WHAT IS REQUIRED: Please transcribe the data below exactly. Leave the pictures out.

------------------------------

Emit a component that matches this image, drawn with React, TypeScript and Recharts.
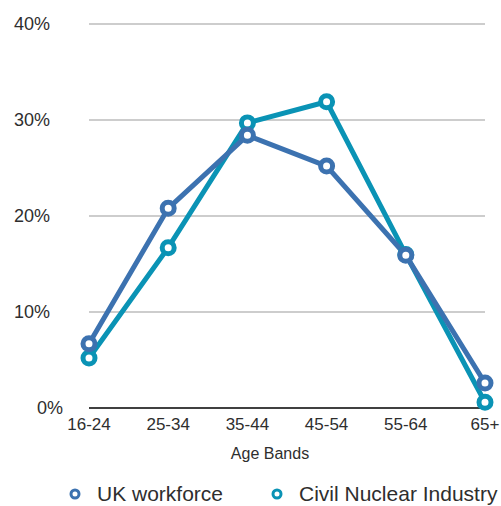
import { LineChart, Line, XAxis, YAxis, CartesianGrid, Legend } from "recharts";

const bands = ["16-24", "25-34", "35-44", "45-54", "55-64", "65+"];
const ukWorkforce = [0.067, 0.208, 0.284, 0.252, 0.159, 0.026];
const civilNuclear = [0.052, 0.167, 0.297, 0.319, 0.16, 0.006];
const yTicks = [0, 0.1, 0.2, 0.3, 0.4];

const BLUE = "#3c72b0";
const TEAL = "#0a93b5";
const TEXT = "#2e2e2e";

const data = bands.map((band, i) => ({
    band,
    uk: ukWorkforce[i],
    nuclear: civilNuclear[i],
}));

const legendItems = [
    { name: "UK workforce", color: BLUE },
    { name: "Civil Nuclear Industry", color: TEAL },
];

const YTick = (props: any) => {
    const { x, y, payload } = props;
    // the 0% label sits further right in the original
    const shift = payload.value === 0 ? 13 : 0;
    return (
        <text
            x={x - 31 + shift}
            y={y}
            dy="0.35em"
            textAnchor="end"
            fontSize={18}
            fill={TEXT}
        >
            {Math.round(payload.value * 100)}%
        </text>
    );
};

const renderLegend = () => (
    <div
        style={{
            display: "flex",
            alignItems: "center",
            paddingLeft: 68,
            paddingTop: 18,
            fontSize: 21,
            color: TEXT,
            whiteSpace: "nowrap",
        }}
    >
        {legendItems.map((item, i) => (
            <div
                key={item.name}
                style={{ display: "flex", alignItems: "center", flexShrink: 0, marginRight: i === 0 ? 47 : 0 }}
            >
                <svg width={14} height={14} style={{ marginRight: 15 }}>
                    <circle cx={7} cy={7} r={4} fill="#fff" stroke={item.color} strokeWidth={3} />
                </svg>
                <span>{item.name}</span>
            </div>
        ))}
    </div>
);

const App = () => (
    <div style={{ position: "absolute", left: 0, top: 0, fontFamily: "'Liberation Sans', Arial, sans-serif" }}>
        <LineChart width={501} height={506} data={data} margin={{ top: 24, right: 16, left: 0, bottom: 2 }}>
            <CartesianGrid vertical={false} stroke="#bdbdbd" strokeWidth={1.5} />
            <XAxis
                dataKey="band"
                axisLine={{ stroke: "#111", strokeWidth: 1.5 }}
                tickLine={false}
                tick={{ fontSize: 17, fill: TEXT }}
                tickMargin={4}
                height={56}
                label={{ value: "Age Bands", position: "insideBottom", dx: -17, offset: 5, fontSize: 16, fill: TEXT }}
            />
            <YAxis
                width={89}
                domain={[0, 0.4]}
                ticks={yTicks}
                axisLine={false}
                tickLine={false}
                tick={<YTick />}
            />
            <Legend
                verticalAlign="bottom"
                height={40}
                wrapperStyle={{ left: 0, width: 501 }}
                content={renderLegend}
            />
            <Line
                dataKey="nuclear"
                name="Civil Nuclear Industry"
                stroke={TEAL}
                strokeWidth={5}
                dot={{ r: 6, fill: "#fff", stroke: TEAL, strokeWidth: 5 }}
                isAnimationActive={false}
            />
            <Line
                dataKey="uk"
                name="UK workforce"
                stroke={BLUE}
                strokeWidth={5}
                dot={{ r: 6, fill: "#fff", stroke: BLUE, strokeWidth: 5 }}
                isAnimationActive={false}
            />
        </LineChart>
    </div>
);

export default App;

------------------------------

COMPLETE ANSWER:
Emit a component that matches this image, drawn with React, TypeScript and Recharts.
import { LineChart, Line, XAxis, YAxis, CartesianGrid, Legend } from "recharts";

const bands = ["16-24", "25-34", "35-44", "45-54", "55-64", "65+"];
const ukWorkforce = [0.067, 0.208, 0.284, 0.252, 0.159, 0.026];
const civilNuclear = [0.052, 0.167, 0.297, 0.319, 0.16, 0.006];
const yTicks = [0, 0.1, 0.2, 0.3, 0.4];

const BLUE = "#3c72b0";
const TEAL = "#0a93b5";
const TEXT = "#2e2e2e";

const data = bands.map((band, i) => ({
    band,
    uk: ukWorkforce[i],
    nuclear: civilNuclear[i],
}));

const legendItems = [
    { name: "UK workforce", color: BLUE },
    { name: "Civil Nuclear Industry", color: TEAL },
];

const YTick = (props: any) => {
    const { x, y, payload } = props;
    // the 0% label sits further right in the original
    const shift = payload.value === 0 ? 13 : 0;
    return (
        <text
            x={x - 31 + shift}
            y={y}
            dy="0.35em"
            textAnchor="end"
            fontSize={18}
            fill={TEXT}
        >
            {Math.round(payload.value * 100)}%
        </text>
    );
};

const renderLegend = () => (
    <div
        style={{
            display: "flex",
            alignItems: "center",
            paddingLeft: 68,
            paddingTop: 18,
            fontSize: 21,
            color: TEXT,
            whiteSpace: "nowrap",
        }}
    >
        {legendItems.map((item, i) => (
            <div
                key={item.name}
                style={{ display: "flex", alignItems: "center", flexShrink: 0, marginRight: i === 0 ? 47 : 0 }}
            >
                <svg width={14} height={14} style={{ marginRight: 15 }}>
                    <circle cx={7} cy={7} r={4} fill="#fff" stroke={item.color} strokeWidth={3} />
                </svg>
                <span>{item.name}</span>
            </div>
        ))}
    </div>
);

const App = () => (
    <div style={{ position: "absolute", left: 0, top: 0, fontFamily: "'Liberation Sans', Arial, sans-serif" }}>
        <LineChart width={501} height={506} data={data} margin={{ top: 24, right: 16, left: 0, bottom: 2 }}>
            <CartesianGrid vertical={false} stroke="#bdbdbd" strokeWidth={1.5} />
            <XAxis
                dataKey="band"
                axisLine={{ stroke: "#111", strokeWidth: 1.5 }}
                tickLine={false}
                tick={{ fontSize: 17, fill: TEXT }}
                tickMargin={4}
                height={56}
                label={{ value: "Age Bands", position: "insideBottom", dx: -17, offset: 5, fontSize: 16, fill: TEXT }}
            />
            <YAxis
                width={89}
                domain={[0, 0.4]}
                ticks={yTicks}
                axisLine={false}
                tickLine={false}
                tick={<YTick />}
            />
            <Legend
                verticalAlign="bottom"
                height={40}
                wrapperStyle={{ left: 0, width: 501 }}
                content={renderLegend}
            />
            <Line
                dataKey="nuclear"
                name="Civil Nuclear Industry"
                stroke={TEAL}
                strokeWidth={5}
                dot={{ r: 6, fill: "#fff", stroke: TEAL, strokeWidth: 5 }}
                isAnimationActive={false}
            />
            <Line
                dataKey="uk"
                name="UK workforce"
                stroke={BLUE}
                strokeWidth={5}
                dot={{ r: 6, fill: "#fff", stroke: BLUE, strokeWidth: 5 }}
                isAnimationActive={false}
            />
        </LineChart>
    </div>
);

export default App;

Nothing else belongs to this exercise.